2. Down payment. You will need to make a down payment of at least 3.5% of the purchase price or the appraised value of the home, whichever amount is lower. That is the minimum down payment for the FHA program. If you cannot come up with this amount, you will likely be denied financing up front, by the loan officer. This will all come to light when the lender obtains bank statements to verify your assets. Also, if the funds you’re using for your down payment cannot be properly sourced, you might be denied for the loan. “Sourcing” is when the underwriter traces the money back to its source, like a particular deposit on a certain date.
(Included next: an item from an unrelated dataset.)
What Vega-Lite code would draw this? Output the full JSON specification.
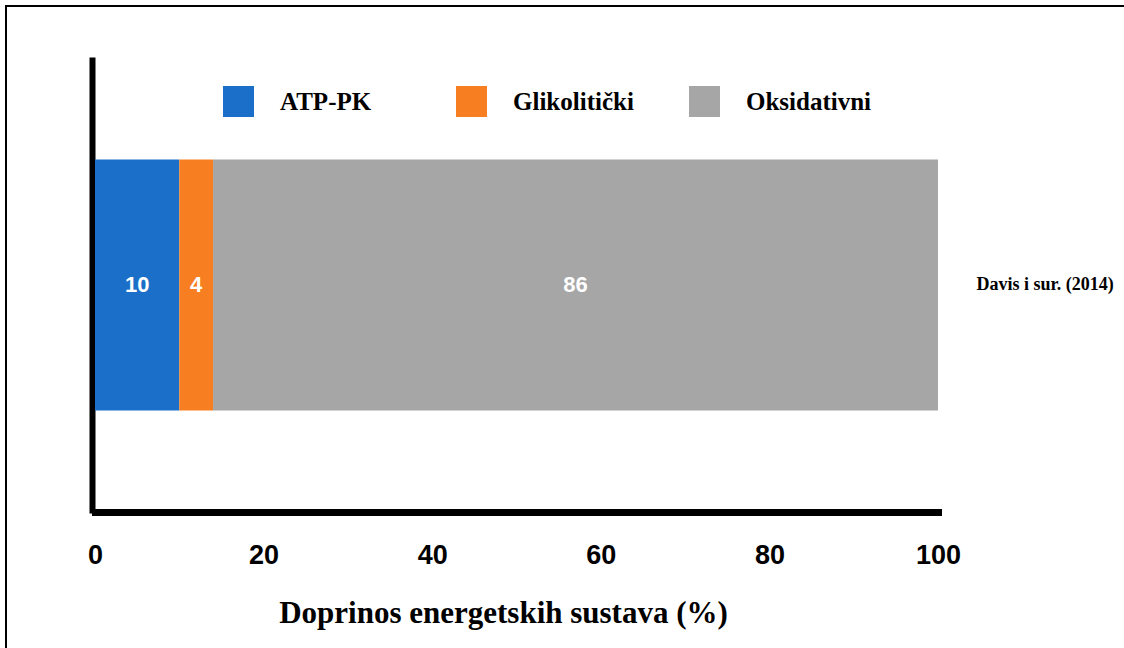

3. Too much debt. This is another common reason for denial, especially in the wake of the recession when a lot of consumers racked up additional debt. Simply stated, if your debt-to-income (DTI) ratio is too high, you might be turned down by the lender. According to HUD, “the relationship of total obligations to income is considered acceptable if the total mortgage payment and all recurring monthly obligations do not exceed 43% of the gross effective income.” But the lender can make exceptions to this rule, and allow a higher DTI, if they find and document “significant compensating factors.” Still, most lenders draw the line between 45% and 50%. Any higher, and you will likely be denied for an FHA loan.

4. Insufficient funds to close. You need to have enough in the money in the bank to cover your down payment (item #2) as well as your closing costs. These funds can be provided in the form of a gift, or they can come from other legitimate sources such as your own income / savings. If they money is donated from a family member, you’ll need to obtain a gift letter. The bottom line is that if you don’t have the funds needed to close the loan, you will be denied financing.

5. Property appraisal. HUD has specific guidelines for homes being purchased with an FHA loan. The appraisal could cause your FHA loan to be denied in two ways. First of all, if the appraiser determines that the home is worth less than you’ve agreed to pay (in the purchase agreement), it will raise a red flag. The seller may have to lower the price in this scenario. Secondly, if the appraiser finds discrepancies that cannot be fixed, the loan might fall through. For example, if the bedroom does not have door or window access to the outside (a fire-safety requirement), it could be a deal-breaker. Many appraisal discrepancies can be fixed in order to keep the loan on track. Others are uncorrectable.

6. Recent bankruptcy or foreclosure. Generally speaking, at least one year must have passed since the bankruptcy or foreclosure event. In some cases, the “waiting period” is even longer. A lot depends on the reasons behind the event. If you can prove that you were the victim of extenuating circumstances beyond your control, you might get approved for FHA financing in as little as one year. Otherwise, you might have to wait up to three years. This is another reason why borrowers get denied for FHA loans, especially with the hard financial times we’ve been through in recent years.

7. A combination of these factors. Any one of these factors is enough to cause an FHA loan denial. In other cases, it might be a combination of risk indicators and financial issues that leads to rejection.

These are some of the most common reasons why FHA borrowers get denied. But they are not the only reasons. There are other factors that can disrupt the lending process as well, including issues with the home itself. A key takeaway from this lesson is that HUD allows for compensating factors and exceptions to many of their rules. So don’t be discouraged by anything you’ve read above. The only way to find out for sure if you qualify for an FHA loan is to apply for one through a HUD-approved mortgage lender.